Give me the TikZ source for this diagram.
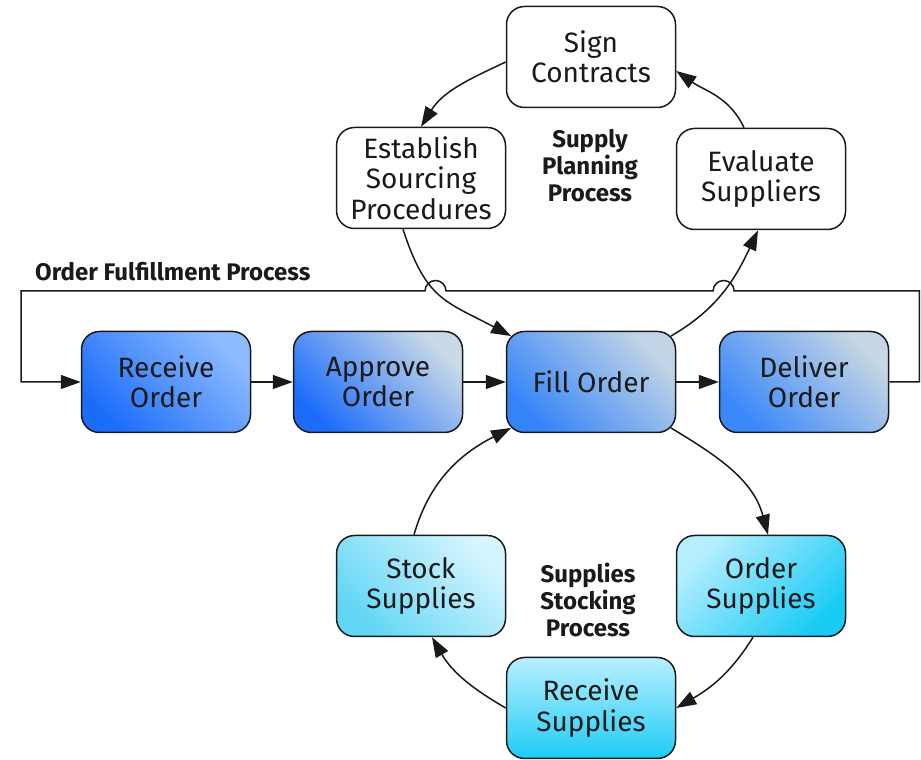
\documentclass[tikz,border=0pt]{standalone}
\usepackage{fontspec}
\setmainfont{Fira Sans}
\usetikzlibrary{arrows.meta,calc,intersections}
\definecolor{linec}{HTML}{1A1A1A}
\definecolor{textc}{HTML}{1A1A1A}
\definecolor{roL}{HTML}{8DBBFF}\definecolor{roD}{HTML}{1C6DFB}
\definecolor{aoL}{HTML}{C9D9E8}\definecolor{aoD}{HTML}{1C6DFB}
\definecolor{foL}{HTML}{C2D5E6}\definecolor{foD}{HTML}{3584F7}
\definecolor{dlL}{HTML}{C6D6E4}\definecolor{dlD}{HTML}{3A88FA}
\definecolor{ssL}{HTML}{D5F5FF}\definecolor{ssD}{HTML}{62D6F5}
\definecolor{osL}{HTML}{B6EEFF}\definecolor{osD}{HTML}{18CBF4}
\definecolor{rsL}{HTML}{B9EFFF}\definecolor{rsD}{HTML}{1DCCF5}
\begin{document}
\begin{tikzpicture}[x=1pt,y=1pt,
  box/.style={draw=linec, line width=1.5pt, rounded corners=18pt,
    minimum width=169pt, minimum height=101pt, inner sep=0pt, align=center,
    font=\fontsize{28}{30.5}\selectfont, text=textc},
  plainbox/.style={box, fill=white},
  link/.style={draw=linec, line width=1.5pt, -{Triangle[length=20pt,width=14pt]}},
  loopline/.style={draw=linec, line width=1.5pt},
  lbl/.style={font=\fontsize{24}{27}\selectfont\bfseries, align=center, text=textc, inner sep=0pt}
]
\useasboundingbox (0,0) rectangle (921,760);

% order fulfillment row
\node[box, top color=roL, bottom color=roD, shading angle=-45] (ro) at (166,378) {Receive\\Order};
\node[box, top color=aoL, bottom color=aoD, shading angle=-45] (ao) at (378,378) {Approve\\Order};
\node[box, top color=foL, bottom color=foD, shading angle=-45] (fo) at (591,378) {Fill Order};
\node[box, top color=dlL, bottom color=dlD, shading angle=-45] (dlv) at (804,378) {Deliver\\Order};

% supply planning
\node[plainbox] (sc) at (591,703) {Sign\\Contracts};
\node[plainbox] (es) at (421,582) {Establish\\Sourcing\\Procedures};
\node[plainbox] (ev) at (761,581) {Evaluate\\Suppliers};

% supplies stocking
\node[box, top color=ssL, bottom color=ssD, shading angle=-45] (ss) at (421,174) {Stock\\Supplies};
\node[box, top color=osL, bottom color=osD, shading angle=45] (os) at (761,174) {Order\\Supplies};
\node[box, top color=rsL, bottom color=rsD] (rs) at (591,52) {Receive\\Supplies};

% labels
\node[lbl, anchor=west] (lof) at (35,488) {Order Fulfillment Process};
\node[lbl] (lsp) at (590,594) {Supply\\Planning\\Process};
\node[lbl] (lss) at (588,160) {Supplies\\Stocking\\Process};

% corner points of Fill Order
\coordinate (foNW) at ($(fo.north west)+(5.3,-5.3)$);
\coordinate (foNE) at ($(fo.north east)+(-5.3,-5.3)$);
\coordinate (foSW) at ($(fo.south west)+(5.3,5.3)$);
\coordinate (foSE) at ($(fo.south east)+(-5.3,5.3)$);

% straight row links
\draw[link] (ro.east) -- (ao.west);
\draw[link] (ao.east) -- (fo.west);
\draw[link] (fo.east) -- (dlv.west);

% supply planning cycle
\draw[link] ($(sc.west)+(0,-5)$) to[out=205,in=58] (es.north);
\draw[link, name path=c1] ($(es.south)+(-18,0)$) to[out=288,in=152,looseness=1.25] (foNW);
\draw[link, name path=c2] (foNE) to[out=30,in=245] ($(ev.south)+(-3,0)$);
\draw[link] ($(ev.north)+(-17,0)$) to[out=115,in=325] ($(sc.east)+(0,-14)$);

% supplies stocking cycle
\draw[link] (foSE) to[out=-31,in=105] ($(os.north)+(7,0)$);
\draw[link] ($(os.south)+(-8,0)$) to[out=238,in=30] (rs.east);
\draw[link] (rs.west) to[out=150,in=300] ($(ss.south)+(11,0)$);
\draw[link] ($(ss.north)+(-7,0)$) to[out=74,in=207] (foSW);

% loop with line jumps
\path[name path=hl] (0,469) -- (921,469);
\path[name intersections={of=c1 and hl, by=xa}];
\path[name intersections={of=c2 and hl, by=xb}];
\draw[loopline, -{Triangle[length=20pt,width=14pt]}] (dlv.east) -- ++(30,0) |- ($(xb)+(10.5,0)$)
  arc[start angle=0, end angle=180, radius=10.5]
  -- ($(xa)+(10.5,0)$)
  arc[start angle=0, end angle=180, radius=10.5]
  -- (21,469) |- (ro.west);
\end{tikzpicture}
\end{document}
* * *
To be done:
Extract the lines exactly, please: the first line of the listing, the line with "top color=rsL, bottom", and every line between them, but no pictures.

Exercise solution:
Give me the TikZ source for this diagram.
\documentclass[tikz,border=0pt]{standalone}
\usepackage{fontspec}
\setmainfont{Fira Sans}
\usetikzlibrary{arrows.meta,calc,intersections}
\definecolor{linec}{HTML}{1A1A1A}
\definecolor{textc}{HTML}{1A1A1A}
\definecolor{roL}{HTML}{8DBBFF}\definecolor{roD}{HTML}{1C6DFB}
\definecolor{aoL}{HTML}{C9D9E8}\definecolor{aoD}{HTML}{1C6DFB}
\definecolor{foL}{HTML}{C2D5E6}\definecolor{foD}{HTML}{3584F7}
\definecolor{dlL}{HTML}{C6D6E4}\definecolor{dlD}{HTML}{3A88FA}
\definecolor{ssL}{HTML}{D5F5FF}\definecolor{ssD}{HTML}{62D6F5}
\definecolor{osL}{HTML}{B6EEFF}\definecolor{osD}{HTML}{18CBF4}
\definecolor{rsL}{HTML}{B9EFFF}\definecolor{rsD}{HTML}{1DCCF5}
\begin{document}
\begin{tikzpicture}[x=1pt,y=1pt,
  box/.style={draw=linec, line width=1.5pt, rounded corners=18pt,
    minimum width=169pt, minimum height=101pt, inner sep=0pt, align=center,
    font=\fontsize{28}{30.5}\selectfont, text=textc},
  plainbox/.style={box, fill=white},
  link/.style={draw=linec, line width=1.5pt, -{Triangle[length=20pt,width=14pt]}},
  loopline/.style={draw=linec, line width=1.5pt},
  lbl/.style={font=\fontsize{24}{27}\selectfont\bfseries, align=center, text=textc, inner sep=0pt}
]
\useasboundingbox (0,0) rectangle (921,760);

% order fulfillment row
\node[box, top color=roL, bottom color=roD, shading angle=-45] (ro) at (166,378) {Receive\\Order};
\node[box, top color=aoL, bottom color=aoD, shading angle=-45] (ao) at (378,378) {Approve\\Order};
\node[box, top color=foL, bottom color=foD, shading angle=-45] (fo) at (591,378) {Fill Order};
\node[box, top color=dlL, bottom color=dlD, shading angle=-45] (dlv) at (804,378) {Deliver\\Order};

% supply planning
\node[plainbox] (sc) at (591,703) {Sign\\Contracts};
\node[plainbox] (es) at (421,582) {Establish\\Sourcing\\Procedures};
\node[plainbox] (ev) at (761,581) {Evaluate\\Suppliers};

% supplies stocking
\node[box, top color=ssL, bottom color=ssD, shading angle=-45] (ss) at (421,174) {Stock\\Supplies};
\node[box, top color=osL, bottom color=osD, shading angle=45] (os) at (761,174) {Order\\Supplies};
\node[box, top color=rsL, bottom color=rsD] (rs) at (591,52) {Receive\\Supplies};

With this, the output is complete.